Exercise brief: Your output must consist solely of the lines from the "Give me the TikZ source for this diagram." line through the "(f3s) at (273,98)" line, exactly as written, without images.
━━━━━ Records for this task ━━━━━
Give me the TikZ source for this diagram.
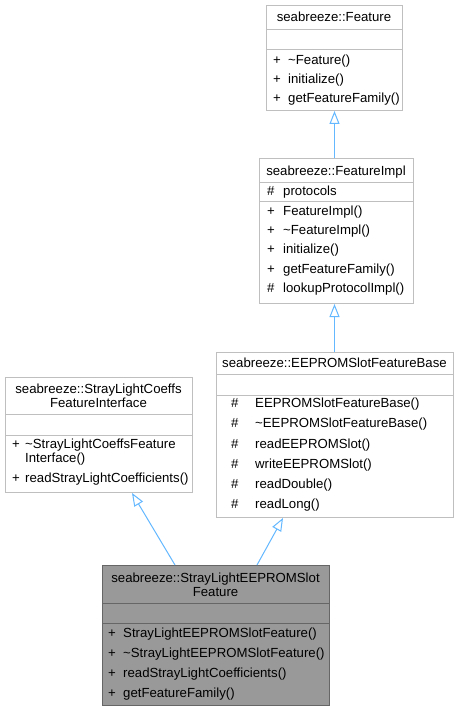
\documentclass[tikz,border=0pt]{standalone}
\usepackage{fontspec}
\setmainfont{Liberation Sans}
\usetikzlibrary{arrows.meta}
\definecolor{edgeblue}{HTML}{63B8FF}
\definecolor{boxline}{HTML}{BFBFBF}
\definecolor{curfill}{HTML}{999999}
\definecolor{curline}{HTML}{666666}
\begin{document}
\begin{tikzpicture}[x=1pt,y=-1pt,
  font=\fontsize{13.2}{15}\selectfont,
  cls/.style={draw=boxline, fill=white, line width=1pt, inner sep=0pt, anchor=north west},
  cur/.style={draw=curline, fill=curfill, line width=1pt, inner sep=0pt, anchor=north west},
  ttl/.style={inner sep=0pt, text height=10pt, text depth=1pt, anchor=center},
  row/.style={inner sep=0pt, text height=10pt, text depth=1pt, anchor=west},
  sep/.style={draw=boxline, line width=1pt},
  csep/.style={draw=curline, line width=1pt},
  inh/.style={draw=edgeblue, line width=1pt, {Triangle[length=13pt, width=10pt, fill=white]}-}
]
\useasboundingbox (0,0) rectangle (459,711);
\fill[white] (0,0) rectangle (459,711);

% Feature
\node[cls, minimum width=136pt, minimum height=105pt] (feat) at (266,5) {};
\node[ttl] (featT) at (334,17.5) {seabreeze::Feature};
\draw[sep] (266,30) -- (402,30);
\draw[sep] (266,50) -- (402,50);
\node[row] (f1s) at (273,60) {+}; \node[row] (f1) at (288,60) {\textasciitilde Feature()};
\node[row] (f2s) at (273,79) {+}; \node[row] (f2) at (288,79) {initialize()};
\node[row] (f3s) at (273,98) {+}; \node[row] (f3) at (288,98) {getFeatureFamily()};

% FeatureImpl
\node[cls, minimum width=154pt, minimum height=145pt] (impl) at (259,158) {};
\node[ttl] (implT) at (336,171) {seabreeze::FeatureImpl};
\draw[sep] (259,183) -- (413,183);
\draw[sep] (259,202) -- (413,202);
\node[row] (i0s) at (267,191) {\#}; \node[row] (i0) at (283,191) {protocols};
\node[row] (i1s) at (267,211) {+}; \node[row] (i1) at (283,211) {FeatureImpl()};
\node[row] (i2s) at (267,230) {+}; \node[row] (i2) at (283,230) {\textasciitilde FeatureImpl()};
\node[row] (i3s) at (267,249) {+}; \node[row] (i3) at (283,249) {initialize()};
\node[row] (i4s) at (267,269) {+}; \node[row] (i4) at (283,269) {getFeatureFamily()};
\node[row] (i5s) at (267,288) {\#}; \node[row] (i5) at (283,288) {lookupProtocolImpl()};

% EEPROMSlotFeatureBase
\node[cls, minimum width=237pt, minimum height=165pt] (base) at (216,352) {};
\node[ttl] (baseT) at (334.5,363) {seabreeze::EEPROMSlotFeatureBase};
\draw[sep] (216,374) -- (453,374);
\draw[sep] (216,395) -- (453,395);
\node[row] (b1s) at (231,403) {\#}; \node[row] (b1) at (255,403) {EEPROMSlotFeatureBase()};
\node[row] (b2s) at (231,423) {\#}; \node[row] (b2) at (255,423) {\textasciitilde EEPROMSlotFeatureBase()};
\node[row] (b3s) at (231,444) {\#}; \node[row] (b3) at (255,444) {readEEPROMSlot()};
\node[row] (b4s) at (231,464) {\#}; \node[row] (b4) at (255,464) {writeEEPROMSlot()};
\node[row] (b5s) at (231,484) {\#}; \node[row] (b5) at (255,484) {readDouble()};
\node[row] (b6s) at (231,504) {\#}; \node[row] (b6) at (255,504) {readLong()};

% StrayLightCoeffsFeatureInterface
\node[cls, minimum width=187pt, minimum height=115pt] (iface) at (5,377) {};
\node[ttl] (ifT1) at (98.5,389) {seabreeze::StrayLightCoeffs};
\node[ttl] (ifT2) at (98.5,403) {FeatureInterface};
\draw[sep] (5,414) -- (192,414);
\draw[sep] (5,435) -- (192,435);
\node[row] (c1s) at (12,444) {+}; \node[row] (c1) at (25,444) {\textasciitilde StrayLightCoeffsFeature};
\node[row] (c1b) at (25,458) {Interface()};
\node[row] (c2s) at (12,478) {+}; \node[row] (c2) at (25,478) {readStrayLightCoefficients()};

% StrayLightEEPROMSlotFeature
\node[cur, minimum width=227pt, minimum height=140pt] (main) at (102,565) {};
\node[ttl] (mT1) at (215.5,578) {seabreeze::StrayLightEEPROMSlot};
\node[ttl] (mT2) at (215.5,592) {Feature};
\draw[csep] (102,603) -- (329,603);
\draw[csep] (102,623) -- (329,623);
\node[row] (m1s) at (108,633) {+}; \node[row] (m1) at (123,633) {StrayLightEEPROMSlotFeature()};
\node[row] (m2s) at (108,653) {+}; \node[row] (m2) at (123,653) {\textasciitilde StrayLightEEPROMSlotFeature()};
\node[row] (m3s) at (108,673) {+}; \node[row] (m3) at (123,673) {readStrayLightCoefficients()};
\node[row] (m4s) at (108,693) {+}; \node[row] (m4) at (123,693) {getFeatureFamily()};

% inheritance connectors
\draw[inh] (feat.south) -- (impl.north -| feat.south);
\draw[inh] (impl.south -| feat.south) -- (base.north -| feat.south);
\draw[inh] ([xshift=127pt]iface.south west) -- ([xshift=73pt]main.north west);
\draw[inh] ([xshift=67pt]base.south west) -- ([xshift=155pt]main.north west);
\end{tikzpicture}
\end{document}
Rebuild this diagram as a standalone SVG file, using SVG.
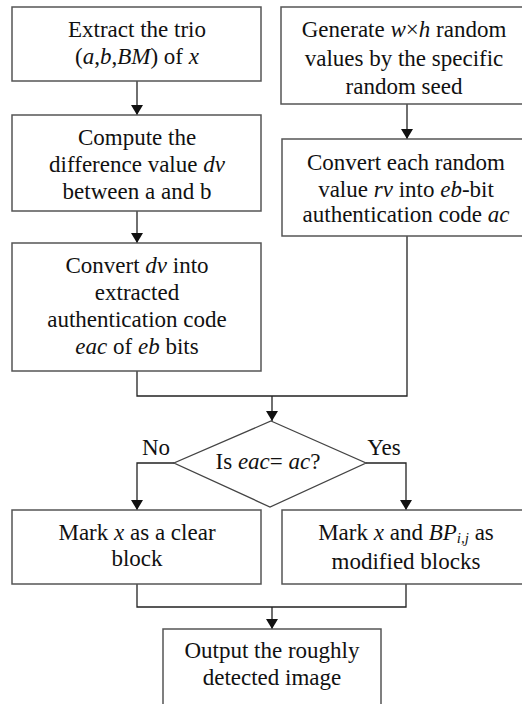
━━━━━
━━━━━ Records for this task ━━━━━
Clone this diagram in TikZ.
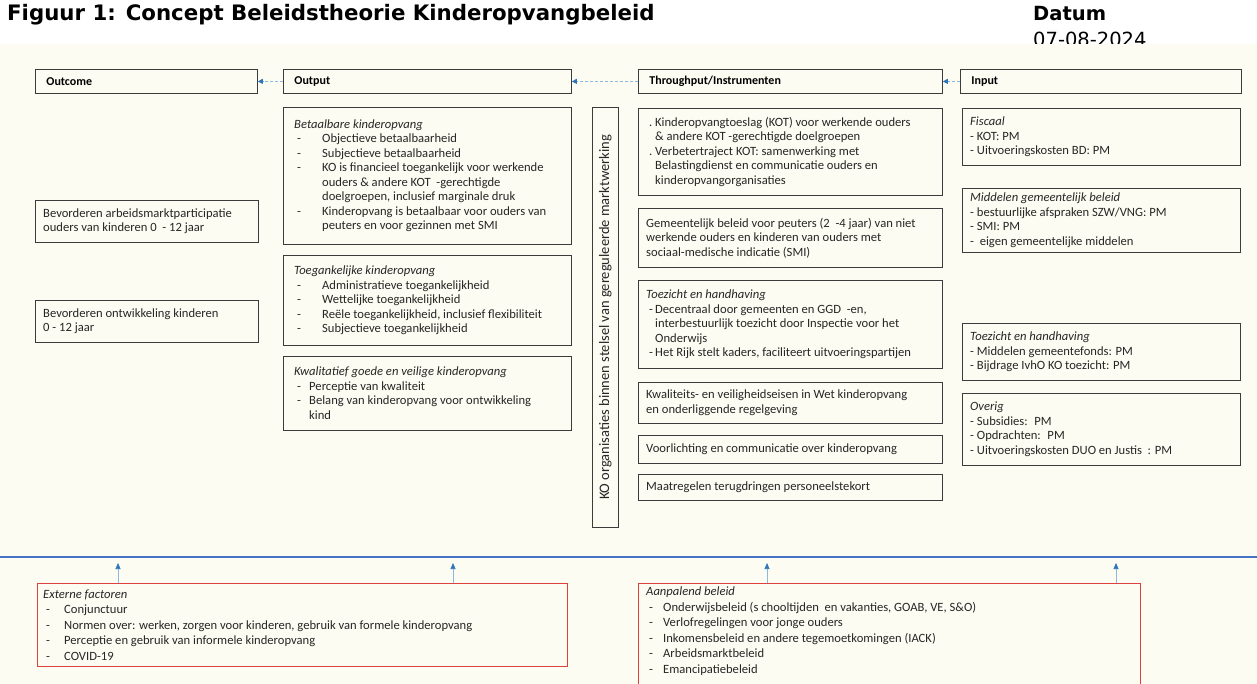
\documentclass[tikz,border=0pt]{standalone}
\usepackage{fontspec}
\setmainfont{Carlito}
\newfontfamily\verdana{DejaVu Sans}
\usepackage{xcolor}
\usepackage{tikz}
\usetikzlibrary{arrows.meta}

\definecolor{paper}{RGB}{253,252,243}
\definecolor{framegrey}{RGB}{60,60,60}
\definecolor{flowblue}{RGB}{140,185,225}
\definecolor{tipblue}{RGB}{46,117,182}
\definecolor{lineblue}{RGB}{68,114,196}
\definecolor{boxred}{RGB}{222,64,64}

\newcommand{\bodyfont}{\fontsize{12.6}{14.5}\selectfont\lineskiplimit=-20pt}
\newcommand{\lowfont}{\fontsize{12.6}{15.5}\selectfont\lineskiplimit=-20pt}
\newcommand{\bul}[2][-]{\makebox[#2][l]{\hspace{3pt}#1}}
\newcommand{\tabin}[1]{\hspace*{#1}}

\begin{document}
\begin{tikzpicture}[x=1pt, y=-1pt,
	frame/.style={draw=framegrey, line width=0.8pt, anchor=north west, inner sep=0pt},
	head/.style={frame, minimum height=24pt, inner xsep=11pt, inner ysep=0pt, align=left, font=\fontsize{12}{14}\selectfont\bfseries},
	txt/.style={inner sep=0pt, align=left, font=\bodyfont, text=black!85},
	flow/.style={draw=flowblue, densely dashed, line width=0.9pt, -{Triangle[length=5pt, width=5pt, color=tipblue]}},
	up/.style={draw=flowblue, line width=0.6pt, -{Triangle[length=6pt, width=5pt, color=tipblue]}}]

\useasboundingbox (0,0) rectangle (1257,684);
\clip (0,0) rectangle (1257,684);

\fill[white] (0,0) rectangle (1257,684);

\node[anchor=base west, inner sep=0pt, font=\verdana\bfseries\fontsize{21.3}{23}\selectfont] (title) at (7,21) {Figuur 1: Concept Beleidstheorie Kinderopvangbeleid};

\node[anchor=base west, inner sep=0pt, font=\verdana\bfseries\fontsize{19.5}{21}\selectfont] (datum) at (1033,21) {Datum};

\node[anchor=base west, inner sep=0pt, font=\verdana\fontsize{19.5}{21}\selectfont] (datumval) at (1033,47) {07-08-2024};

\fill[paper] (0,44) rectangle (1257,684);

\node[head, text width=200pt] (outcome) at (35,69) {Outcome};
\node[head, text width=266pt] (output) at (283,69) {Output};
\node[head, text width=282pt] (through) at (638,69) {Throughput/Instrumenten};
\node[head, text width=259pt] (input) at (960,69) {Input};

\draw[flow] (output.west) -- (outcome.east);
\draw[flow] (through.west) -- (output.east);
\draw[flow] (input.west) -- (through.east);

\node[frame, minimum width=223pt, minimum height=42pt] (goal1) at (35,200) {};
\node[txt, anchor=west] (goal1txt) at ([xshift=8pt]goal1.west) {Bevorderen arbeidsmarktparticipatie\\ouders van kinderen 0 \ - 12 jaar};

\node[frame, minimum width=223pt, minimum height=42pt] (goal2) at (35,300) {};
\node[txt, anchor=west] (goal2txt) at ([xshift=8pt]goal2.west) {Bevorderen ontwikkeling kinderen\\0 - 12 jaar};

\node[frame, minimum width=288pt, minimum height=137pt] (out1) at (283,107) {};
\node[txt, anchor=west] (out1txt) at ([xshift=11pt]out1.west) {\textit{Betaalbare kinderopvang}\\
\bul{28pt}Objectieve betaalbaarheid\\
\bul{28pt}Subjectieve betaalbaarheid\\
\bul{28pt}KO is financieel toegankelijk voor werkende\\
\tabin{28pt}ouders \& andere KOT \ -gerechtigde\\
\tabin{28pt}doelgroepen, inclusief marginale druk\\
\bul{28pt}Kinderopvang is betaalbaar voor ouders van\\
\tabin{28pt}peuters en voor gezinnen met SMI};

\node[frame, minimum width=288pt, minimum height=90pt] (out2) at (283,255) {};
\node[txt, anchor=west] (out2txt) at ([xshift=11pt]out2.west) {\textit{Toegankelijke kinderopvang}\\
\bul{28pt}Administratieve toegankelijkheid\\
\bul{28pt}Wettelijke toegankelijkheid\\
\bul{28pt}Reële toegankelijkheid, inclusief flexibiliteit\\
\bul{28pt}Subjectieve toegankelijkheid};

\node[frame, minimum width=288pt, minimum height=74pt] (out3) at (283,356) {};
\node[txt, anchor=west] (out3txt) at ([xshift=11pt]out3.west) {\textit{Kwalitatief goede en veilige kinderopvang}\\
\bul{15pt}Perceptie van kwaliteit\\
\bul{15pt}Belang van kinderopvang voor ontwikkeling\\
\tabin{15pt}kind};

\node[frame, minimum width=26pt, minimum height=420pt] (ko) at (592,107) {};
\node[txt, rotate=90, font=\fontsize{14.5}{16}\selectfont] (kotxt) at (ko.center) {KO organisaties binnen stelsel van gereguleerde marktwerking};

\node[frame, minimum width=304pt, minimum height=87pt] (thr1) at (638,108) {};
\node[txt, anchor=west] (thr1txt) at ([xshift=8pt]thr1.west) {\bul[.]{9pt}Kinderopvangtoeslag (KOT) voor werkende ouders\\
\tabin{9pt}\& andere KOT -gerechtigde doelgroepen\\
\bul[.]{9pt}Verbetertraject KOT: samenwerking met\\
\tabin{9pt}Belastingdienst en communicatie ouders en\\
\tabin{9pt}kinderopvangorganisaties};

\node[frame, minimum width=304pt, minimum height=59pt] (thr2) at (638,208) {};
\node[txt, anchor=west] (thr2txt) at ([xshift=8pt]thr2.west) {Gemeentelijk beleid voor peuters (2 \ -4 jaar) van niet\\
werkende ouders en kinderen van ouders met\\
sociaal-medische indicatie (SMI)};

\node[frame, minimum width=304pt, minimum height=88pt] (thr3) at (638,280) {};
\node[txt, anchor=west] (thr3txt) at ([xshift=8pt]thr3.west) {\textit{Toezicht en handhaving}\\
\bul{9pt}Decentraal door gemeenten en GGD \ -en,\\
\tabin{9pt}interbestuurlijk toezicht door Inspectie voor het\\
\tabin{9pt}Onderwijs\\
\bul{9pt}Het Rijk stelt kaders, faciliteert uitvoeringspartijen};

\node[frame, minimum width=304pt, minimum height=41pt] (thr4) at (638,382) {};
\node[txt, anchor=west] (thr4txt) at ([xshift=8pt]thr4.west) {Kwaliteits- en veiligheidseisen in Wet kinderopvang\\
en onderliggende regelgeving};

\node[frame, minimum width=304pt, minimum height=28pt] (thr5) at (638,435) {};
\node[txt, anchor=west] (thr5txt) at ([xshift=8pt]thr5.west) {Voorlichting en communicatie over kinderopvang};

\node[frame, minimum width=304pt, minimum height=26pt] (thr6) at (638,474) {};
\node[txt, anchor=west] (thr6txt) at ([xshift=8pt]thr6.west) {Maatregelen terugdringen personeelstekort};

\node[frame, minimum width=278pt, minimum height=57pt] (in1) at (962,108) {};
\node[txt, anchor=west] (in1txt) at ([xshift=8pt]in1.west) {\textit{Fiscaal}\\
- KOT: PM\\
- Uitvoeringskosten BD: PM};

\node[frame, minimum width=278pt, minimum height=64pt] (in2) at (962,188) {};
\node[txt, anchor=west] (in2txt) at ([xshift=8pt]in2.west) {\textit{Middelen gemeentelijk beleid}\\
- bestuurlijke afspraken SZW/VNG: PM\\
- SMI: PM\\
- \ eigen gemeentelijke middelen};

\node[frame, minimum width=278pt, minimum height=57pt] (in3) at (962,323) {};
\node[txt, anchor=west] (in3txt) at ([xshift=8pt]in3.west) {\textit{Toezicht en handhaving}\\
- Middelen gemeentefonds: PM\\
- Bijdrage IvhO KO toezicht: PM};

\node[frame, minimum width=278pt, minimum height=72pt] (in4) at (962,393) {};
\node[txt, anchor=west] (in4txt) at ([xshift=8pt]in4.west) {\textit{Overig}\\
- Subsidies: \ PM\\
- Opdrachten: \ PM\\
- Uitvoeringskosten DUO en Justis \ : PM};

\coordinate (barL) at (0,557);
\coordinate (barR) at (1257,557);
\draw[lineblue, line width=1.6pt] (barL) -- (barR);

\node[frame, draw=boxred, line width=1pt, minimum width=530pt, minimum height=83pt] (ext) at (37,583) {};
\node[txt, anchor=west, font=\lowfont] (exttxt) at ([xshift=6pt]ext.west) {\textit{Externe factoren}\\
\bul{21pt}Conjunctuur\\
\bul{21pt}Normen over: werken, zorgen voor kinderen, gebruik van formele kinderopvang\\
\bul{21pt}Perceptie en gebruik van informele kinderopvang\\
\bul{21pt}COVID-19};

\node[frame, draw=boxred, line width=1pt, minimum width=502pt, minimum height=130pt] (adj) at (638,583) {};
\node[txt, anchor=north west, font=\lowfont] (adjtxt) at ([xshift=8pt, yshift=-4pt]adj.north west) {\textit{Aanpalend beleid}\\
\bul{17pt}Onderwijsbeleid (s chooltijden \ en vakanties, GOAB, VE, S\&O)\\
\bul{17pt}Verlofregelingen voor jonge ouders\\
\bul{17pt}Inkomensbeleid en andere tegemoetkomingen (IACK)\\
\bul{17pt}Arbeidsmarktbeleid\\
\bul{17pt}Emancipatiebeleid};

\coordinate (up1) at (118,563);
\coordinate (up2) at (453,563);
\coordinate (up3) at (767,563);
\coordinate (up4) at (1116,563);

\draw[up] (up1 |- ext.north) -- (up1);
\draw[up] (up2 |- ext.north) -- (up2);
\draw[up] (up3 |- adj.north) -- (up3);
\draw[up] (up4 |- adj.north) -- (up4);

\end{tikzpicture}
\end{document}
━━━━━
Answer to this exercise:
Give me the TikZ source for this diagram.
\documentclass[tikz,border=0pt]{standalone}
\usepackage{fontspec}
\setmainfont{Liberation Sans}
\usetikzlibrary{arrows.meta}
\definecolor{edgeblue}{HTML}{63B8FF}
\definecolor{boxline}{HTML}{BFBFBF}
\definecolor{curfill}{HTML}{999999}
\definecolor{curline}{HTML}{666666}
\begin{document}
\begin{tikzpicture}[x=1pt,y=-1pt,
  font=\fontsize{13.2}{15}\selectfont,
  cls/.style={draw=boxline, fill=white, line width=1pt, inner sep=0pt, anchor=north west},
  cur/.style={draw=curline, fill=curfill, line width=1pt, inner sep=0pt, anchor=north west},
  ttl/.style={inner sep=0pt, text height=10pt, text depth=1pt, anchor=center},
  row/.style={inner sep=0pt, text height=10pt, text depth=1pt, anchor=west},
  sep/.style={draw=boxline, line width=1pt},
  csep/.style={draw=curline, line width=1pt},
  inh/.style={draw=edgeblue, line width=1pt, {Triangle[length=13pt, width=10pt, fill=white]}-}
]
\useasboundingbox (0,0) rectangle (459,711);
\fill[white] (0,0) rectangle (459,711);

% Feature
\node[cls, minimum width=136pt, minimum height=105pt] (feat) at (266,5) {};
\node[ttl] (featT) at (334,17.5) {seabreeze::Feature};
\draw[sep] (266,30) -- (402,30);
\draw[sep] (266,50) -- (402,50);
\node[row] (f1s) at (273,60) {+}; \node[row] (f1) at (288,60) {\textasciitilde Feature()};
\node[row] (f2s) at (273,79) {+}; \node[row] (f2) at (288,79) {initialize()};
\node[row] (f3s) at (273,98) {+}; \node[row] (f3) at (288,98) {getFeatureFamily()};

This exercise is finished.